Synchronously reads the value of a key from disk. Returns whatever kind of data the stored value represents. A maximum depth value is optional and represents the depth of data to return. For example, if there's a key at "/a/b/c/d/e/.../z", and I call db.read("/a/b/c", 3), then the returned data will only go as deep as /a/b/c. See the example below for further clarification. Passing an ignored list is optional; but if passed, it must be an array containing strings and/or regular expressions against which to match paths.

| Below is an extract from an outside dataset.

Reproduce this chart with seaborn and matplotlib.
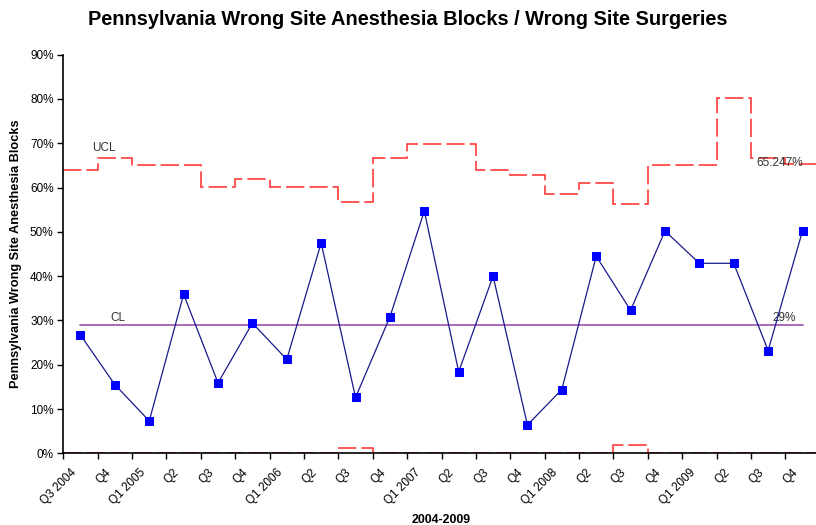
import numpy as np
import pandas as pd
import matplotlib
matplotlib.use("Agg")
import matplotlib.pyplot as plt
import matplotlib.transforms as mtransforms
import seaborn as sns
from matplotlib.ticker import FixedLocator, PercentFormatter

sns.set_theme(style="white")
plt.rcParams['font.family'] = ['Liberation Sans', 'DejaVu Sans']
plt.rcParams['text.color'] = 'black'

quarters = ["Q3 2004", "Q4", "Q1 2005", "Q2", "Q3", "Q4", "Q1 2006", "Q2", "Q3", "Q4",
            "Q1 2007", "Q2", "Q3", "Q4", "Q1 2008", "Q2", "Q3", "Q4", "Q1 2009", "Q2",
            "Q3", "Q4"]
rate = [26.7, 15.5, 7.3, 35.9, 15.9, 29.4, 21.2, 47.5, 12.6, 30.8,
        54.7, 18.4, 40.0, 6.4, 14.4, 44.5, 32.3, 50.2, 42.9, 42.9,
        23.2, 50.2]
ucl = [64.0, 66.6, 65.2, 65.2, 60.1, 61.9, 60.1, 60.1, 56.7, 66.6,
       69.8, 69.8, 64.0, 62.8, 58.5, 61.1, 56.2, 65.2, 65.2, 80.3,
       66.6, 65.247]
lcl = [0, 0, 0, 0, 0, 0, 0, 0, 1.3, 0,
       0, 0, 0, 0, 0, 0, 1.8, 0, 0, 0,
       0, 0]
cl_value = 29.0

df = pd.DataFrame({"idx": np.arange(len(quarters)), "quarter": quarters,
                   "rate": rate, "cl": [cl_value] * len(quarters)})

fig = plt.figure(figsize=(8.16, 5.25), dpi=100)
ax = fig.add_axes([63.3 / 816, 71.7 / 525, 756.4 / 816, 398.6 / 525])

edges = np.arange(len(quarters) + 1) - 0.5
ax.stairs(ucl, edges, baseline=None, color="#ff3b3b", lw=1.2,
          linestyle=(0, (11, 3)), zorder=2)
ax.stairs(lcl, edges, baseline=None, color="#ff3b3b", lw=1.2,
          linestyle=(0, (11, 3)), zorder=2)

sns.lineplot(data=df, x="idx", y="cl", ax=ax, color="#a25fb2", lw=1.3, zorder=3)
sns.lineplot(data=df, x="idx", y="rate", ax=ax, color="#1a1a8c", lw=0.9,
             marker="s", markersize=6, markerfacecolor="#0000ff",
             markeredgecolor="#0000ff", zorder=4)

ax.set_xlim(-0.5, len(quarters) - 0.5)
ax.set_ylim(0, 90)
ax.yaxis.set_major_locator(FixedLocator(np.arange(0, 91, 10)))
ax.yaxis.set_major_formatter(PercentFormatter(decimals=0))

# category tick marks at boundaries, labels drawn at category centres
ax.set_xticks(edges[:-1])
ax.set_xticklabels([])
ax.tick_params(axis="x", length=4, width=1, color="black", direction="out")
base = mtransforms.blended_transform_factory(ax.transData, ax.transAxes)
offset = mtransforms.ScaledTranslation(-6 / 100, -17.5 / 100, fig.dpi_scale_trans)
for i, q in enumerate(quarters):
    ax.text(i, 0, q, transform=base + offset, rotation=45, ha="right", va="center",
            rotation_mode="anchor", fontsize=8.5, color="black", clip_on=False)

ax.tick_params(axis="y", length=4, width=1, color="black", direction="out",
               labelsize=8.5, pad=3, labelcolor="black")
ax.tick_params(bottom=True, left=True)

for s in ["top", "right"]:
    ax.spines[s].set_visible(False)
for s in ["left", "bottom"]:
    ax.spines[s].set_color("black")
    ax.spines[s].set_linewidth(1.2)

ax.set_xlabel("2004-2009", fontsize=8.9, fontweight="bold", color="black")
ax.xaxis.set_label_coords(0.5, -0.153)
ax.set_ylabel("Pennsylvania Wrong Site Anesthesia Blocks", fontsize=9.2,
              fontweight="bold", labelpad=6, color="black")

ax.text(0.33, 67.6, "UCL", fontsize=8.5, color="#333333", va="bottom")
ax.text(0.86, 29.2, "CL", fontsize=8.5, color="#333333", va="bottom")
ax.text(19.65, ucl[-1] + 0.2, f"{ucl[-1]:.3f}%", fontsize=8.5, color="#333333", va="center")
ax.text(20.13, cl_value + 0.2, f"{cl_value:.0f}%", fontsize=8.5, color="#333333", va="bottom")

fig.text(0.5, 0.962, "Pennsylvania Wrong Site Anesthesia Blocks / Wrong Site Surgeries",
         ha="center", va="center", fontsize=14.4, fontweight="bold", color="black")

ax.grid(False)
fig.savefig("out.png", dpi=100)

• I've tried to mitigate the risk of accidentally (or intentionally) using a key that converts to a path outside of the database's working directory. Valid filesystem paths are described above. However, it may still be possible to work around this roadblock. If you find a way to do so, please let me know so I can patch it up! If you're really worried about this, though, one potential solution could be to create a password and symmetrically encrypt each key with it such that the key becomes an alphanumeric string before you try to read or write with it. Thus if a key somehow contains malicious code that could allow it to read from or write to parts of the filesystem outside of the database's working directory, then this method would convert the key to only alphanumeric characters for storage; but it could be decrypted later using the same password. Note that this is absolutely not a method for keeping data safe or private; it's only a possible strategy for mitigating nefarious reads and writes caused by a nefarious key. In fact, I'd recommend finding a super simple encryption algorithm, one that can work fast and produce relatively short strings, since the goal in this particular case has nothing to do with encrypting the data at rest.
• This package intentionally doesn't include any options to encrypt the data at rest because such a feature is out of scope.

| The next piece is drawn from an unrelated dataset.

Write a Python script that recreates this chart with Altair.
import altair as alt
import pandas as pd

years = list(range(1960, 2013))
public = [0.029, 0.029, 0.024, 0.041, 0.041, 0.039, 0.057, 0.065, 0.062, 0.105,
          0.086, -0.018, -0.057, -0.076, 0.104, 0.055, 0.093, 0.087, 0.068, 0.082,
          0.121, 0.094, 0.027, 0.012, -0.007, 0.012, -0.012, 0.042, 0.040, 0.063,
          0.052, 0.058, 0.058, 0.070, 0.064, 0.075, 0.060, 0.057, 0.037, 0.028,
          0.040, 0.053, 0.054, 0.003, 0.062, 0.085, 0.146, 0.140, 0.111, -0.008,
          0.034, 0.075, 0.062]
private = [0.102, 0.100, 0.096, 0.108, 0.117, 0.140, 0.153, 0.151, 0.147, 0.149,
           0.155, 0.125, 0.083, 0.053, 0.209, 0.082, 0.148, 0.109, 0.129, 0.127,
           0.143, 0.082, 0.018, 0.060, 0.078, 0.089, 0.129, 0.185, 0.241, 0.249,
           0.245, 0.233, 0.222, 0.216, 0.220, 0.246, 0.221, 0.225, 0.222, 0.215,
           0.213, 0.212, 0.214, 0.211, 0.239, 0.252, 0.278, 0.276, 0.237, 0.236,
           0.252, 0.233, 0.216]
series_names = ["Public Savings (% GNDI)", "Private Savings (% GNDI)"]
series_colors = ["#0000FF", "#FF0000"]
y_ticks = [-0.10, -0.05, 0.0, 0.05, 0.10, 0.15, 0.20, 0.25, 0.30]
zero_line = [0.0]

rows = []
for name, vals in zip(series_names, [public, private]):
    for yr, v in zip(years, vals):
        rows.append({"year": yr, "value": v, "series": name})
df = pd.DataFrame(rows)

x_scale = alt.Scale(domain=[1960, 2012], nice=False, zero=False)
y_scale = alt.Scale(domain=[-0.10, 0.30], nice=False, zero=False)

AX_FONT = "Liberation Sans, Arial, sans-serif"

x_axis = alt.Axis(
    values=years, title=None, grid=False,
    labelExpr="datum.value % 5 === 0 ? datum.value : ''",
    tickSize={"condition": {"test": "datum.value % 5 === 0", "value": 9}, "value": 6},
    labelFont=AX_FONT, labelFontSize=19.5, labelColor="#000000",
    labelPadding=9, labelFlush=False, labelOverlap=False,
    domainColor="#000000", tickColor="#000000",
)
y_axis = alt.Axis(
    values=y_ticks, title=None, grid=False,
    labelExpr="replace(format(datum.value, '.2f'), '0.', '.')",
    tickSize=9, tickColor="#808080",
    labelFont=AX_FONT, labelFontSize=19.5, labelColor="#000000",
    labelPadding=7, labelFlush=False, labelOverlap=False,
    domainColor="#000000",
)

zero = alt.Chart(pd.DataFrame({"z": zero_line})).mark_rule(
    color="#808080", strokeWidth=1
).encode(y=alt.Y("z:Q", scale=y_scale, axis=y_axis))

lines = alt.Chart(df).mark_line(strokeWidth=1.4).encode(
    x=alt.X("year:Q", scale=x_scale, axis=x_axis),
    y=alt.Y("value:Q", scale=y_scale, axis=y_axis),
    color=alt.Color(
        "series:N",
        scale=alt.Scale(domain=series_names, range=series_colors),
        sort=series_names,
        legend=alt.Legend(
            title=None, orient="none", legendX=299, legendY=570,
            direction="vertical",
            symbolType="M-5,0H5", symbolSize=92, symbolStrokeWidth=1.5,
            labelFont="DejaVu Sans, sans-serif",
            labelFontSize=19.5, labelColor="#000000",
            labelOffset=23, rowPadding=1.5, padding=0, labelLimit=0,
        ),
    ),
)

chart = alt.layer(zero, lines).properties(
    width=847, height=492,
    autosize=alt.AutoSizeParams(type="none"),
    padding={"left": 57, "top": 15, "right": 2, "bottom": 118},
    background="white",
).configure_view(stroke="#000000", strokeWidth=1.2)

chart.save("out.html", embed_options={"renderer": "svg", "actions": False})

• I don't know what I'm doing. This is probably horribly designed and executed. But it works for my needs, so I'm happy with it.
• I have no idea how it'll respond to binary data. I haven't tried it yet. But I suspect that, as long as the data can be stringified, it can be written and read with FileDB. I should probably add that to the to-do list...
• Good luck! Feel free to give me feedback!